Stated task:
Print only the lines from the top of the data through the line with "ax.patch.set_visible(False)", both included, skipping every picture.

Raw data:
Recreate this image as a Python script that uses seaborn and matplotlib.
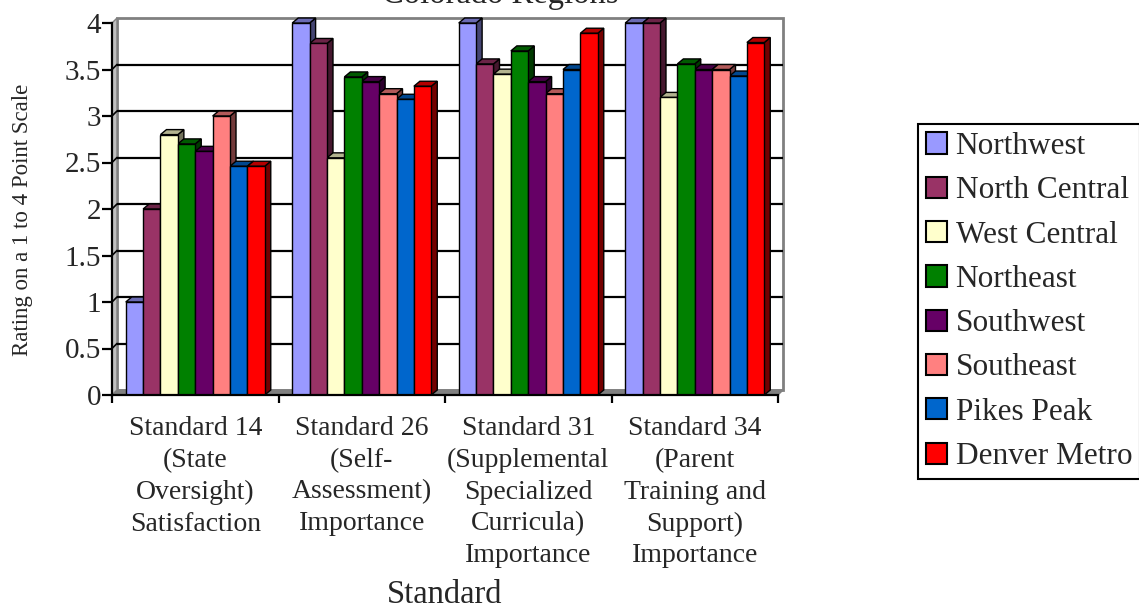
import numpy as np
import pandas as pd
import matplotlib
matplotlib.use('Agg')
import matplotlib.pyplot as plt
import matplotlib.colors as mcolors
from matplotlib.patches import Polygon, Patch
import seaborn as sns

# chart values
standards = ['Standard 14\n(State\nOversight)\nSatisfaction',
             'Standard 26\n(Self-\nAssessment)\nImportance',
             'Standard 31\n(Supplemental\nSpecialized\nCurricula)\nImportance',
             'Standard 34\n(Parent\nTraining and\nSupport)\nImportance']
regions = ['Northwest', 'North Central', 'West Central', 'Northeast',
           'Southwest', 'Southeast', 'Pikes Peak', 'Denver Metro']
colors = ['#9999FF', '#993366', '#FFFFCC', '#008000',
          '#660066', '#FF8080', '#0066CC', '#FF0000']

northwest = [1.0, 4.0, 4.0, 4.0]
north_central = [2.0, 3.78, 3.56, 4.0]
west_central = [2.8, 2.55, 3.45, 3.2]
northeast = [2.7, 3.42, 3.7, 3.56]
southwest = [2.62, 3.37, 3.37, 3.5]
southeast = [3.0, 3.24, 3.24, 3.5]
pikes_peak = [2.46, 3.18, 3.5, 3.43]
denver_metro = [2.46, 3.32, 3.89, 3.79]

y_ticks = [0, 0.5, 1, 1.5, 2, 2.5, 3, 3.5, 4]
y_ticklabels = ['0', '0.5', '1', '1.5', '2', '2.5', '3', '3.5', '4']

series = [northwest, north_central, west_central, northeast,
          southwest, southeast, pikes_peak, denver_metro]
rows = []
for reg, vals in zip(regions, series):
    for std, v in zip(standards, vals):
        rows.append({'standard': std, 'region': reg, 'rating': v})
df = pd.DataFrame(rows)

sns.set_style('white')
plt.rcParams['font.family'] = ['Liberation Serif', 'DejaVu Serif']

W, H = 1139, 606
fig = plt.figure(figsize=(W / 100, H / 100), dpi=100)
ax = fig.add_axes([112 / W, 211 / H, 666 / W, 372 / H])
ax.patch.set_visible(False)

sns.barplot(data=df, x='standard', y='rating', hue='region',
            order=standards, hue_order=regions, palette=colors,
            saturation=1, width=0.835, errorbar=None,
            edgecolor='black', linewidth=1.0, legend=False,
            zorder=10, ax=ax)

ax.set_xlim(-0.5, 3.5)
ax.set_ylim(0, 4)

# pixel -> data conversion for the fake 3d depth
px_x = ax.get_position().width * W / 4.0
px_y = ax.get_position().height * H / 4.0


def shade(c, f):
    r, g, b = mcolors.to_rgb(c)
    return (r * f, g * f, b * f)


# 3d caps and side faces for the bars
dxb, dyb = 6 / px_x, 5 / px_y
bars = sorted([p for p in ax.patches if p.get_height() > 0], key=lambda p: p.get_x())
for i, p in enumerate(bars):
    x0, w, h = p.get_x(), p.get_width(), p.get_height()
    fc = p.get_facecolor()
    z = 3 + i * 0.01
    side = Polygon([(x0 + w, 0), (x0 + w, h), (x0 + w + dxb, h + dyb), (x0 + w + dxb, dyb)],
                   closed=True, facecolor=shade(fc, 0.45), edgecolor='black',
                   linewidth=1.0, zorder=z, clip_on=False)
    top = Polygon([(x0, h), (x0 + w, h), (x0 + w + dxb, h + dyb), (x0 + dxb, h + dyb)],
                  closed=True, facecolor=shade(fc, 0.7), edgecolor='black',
                  linewidth=1.0, zorder=z + 0.005, clip_on=False)
    ax.add_patch(side)
    ax.add_patch(top)

# back wall, floor and side wall
dxw, dyw = 5 / px_x, 5 / px_y
ax.add_patch(Polygon([(-0.5 + dxw, dyw), (3.5 + dxw, dyw), (3.5 + dxw, 4 + dyw), (-0.5 + dxw, 4 + dyw)],
                     closed=True, facecolor='white', edgecolor='#808080',
                     linewidth=2.0, zorder=0, clip_on=False))
ax.add_patch(Polygon([(-0.5, 0), (3.5, 0), (3.5 + dxw, dyw), (-0.5 + dxw, dyw)],
                     closed=True, facecolor='#808080', edgecolor='#808080',
                     linewidth=1.0, zorder=1, clip_on=False))
ax.add_patch(Polygon([(-0.5, 0), (-0.5, 4), (-0.5 + dxw, 4 + dyw), (-0.5 + dxw, dyw)],
                     closed=True, facecolor='#c0c0c0', edgecolor='#808080',
                     linewidth=1.0, zorder=1, clip_on=False))
grid_vals = y_ticks[1:-1]
ax.hlines([v + dyw for v in grid_vals], -0.5 + dxw, 3.5 + dxw, colors='black',
          linewidth=1.6, zorder=1.5, clip_on=False)
for v in grid_vals:
    ax.plot([-0.5, -0.5 + dxw], [v, v + dyw], color='black', linewidth=1.2,
            zorder=1.5, clip_on=False)

# axes, ticks, labels
for s in ['top', 'right']:
    ax.spines[s].set_visible(False)
for s in ['left', 'bottom']:
    ax.spines[s].set_color('black')
    ax.spines[s].set_linewidth(1.6)
    ax.spines[s].set_zorder(12)

ax.set_yticks(y_ticks)
ax.set_yticklabels(y_ticklabels, fontsize=21)
ax.tick_params(axis='y', length=7, width=1.6, color='black', pad=1, left=True)

ax.set_xticks([-0.5, 0.5, 1.5, 2.5, 3.5])
ax.set_xticklabels([])
ax.set_xticks(range(len(standards)), minor=True)
ax.set_xticklabels(standards, minor=True, fontsize=20, linespacing=1.36)
ax.tick_params(axis='x', which='major', length=6, width=1.6, color='black', bottom=True)
ax.tick_params(axis='x', which='minor', length=0, pad=15)

ax.set_xlabel('Standard', fontsize=23.5)
ax.xaxis.set_label_coords(0.5, -0.497)
ax.set_ylabel('Rating on a 1 to 4 Point Scale', fontsize=16.5)
ax.yaxis.set_label_coords(-0.118, 0.47)

fig.text(0.439, 1 - 3 / H, 'Colorado Regions', ha='center', va='baseline', fontsize=23.5)

handles = [Patch(facecolor=c, edgecolor='black', linewidth=1.5) for c in colors]
leg = ax.legend(handles, regions, loc='center left',
                bbox_to_anchor=(918 / W, 1 - 301.5 / H), bbox_transform=fig.transFigure,
                fontsize=22.5, frameon=True, fancybox=False, framealpha=1,
                edgecolor='black', handlelength=0.67, handleheight=0.67,
                handletextpad=0.28, labelspacing=0.49, borderpad=0.25,
                borderaxespad=0)
leg.get_frame().set_linewidth(1.5)

fig.savefig('out.png', dpi=100)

Written response:
Recreate this image as a Python script that uses seaborn and matplotlib.
import numpy as np
import pandas as pd
import matplotlib
matplotlib.use('Agg')
import matplotlib.pyplot as plt
import matplotlib.colors as mcolors
from matplotlib.patches import Polygon, Patch
import seaborn as sns

# chart values
standards = ['Standard 14\n(State\nOversight)\nSatisfaction',
             'Standard 26\n(Self-\nAssessment)\nImportance',
             'Standard 31\n(Supplemental\nSpecialized\nCurricula)\nImportance',
             'Standard 34\n(Parent\nTraining and\nSupport)\nImportance']
regions = ['Northwest', 'North Central', 'West Central', 'Northeast',
           'Southwest', 'Southeast', 'Pikes Peak', 'Denver Metro']
colors = ['#9999FF', '#993366', '#FFFFCC', '#008000',
          '#660066', '#FF8080', '#0066CC', '#FF0000']

northwest = [1.0, 4.0, 4.0, 4.0]
north_central = [2.0, 3.78, 3.56, 4.0]
west_central = [2.8, 2.55, 3.45, 3.2]
northeast = [2.7, 3.42, 3.7, 3.56]
southwest = [2.62, 3.37, 3.37, 3.5]
southeast = [3.0, 3.24, 3.24, 3.5]
pikes_peak = [2.46, 3.18, 3.5, 3.43]
denver_metro = [2.46, 3.32, 3.89, 3.79]

y_ticks = [0, 0.5, 1, 1.5, 2, 2.5, 3, 3.5, 4]
y_ticklabels = ['0', '0.5', '1', '1.5', '2', '2.5', '3', '3.5', '4']

series = [northwest, north_central, west_central, northeast,
          southwest, southeast, pikes_peak, denver_metro]
rows = []
for reg, vals in zip(regions, series):
    for std, v in zip(standards, vals):
        rows.append({'standard': std, 'region': reg, 'rating': v})
df = pd.DataFrame(rows)

sns.set_style('white')
plt.rcParams['font.family'] = ['Liberation Serif', 'DejaVu Serif']

W, H = 1139, 606
fig = plt.figure(figsize=(W / 100, H / 100), dpi=100)
ax = fig.add_axes([112 / W, 211 / H, 666 / W, 372 / H])
ax.patch.set_visible(False)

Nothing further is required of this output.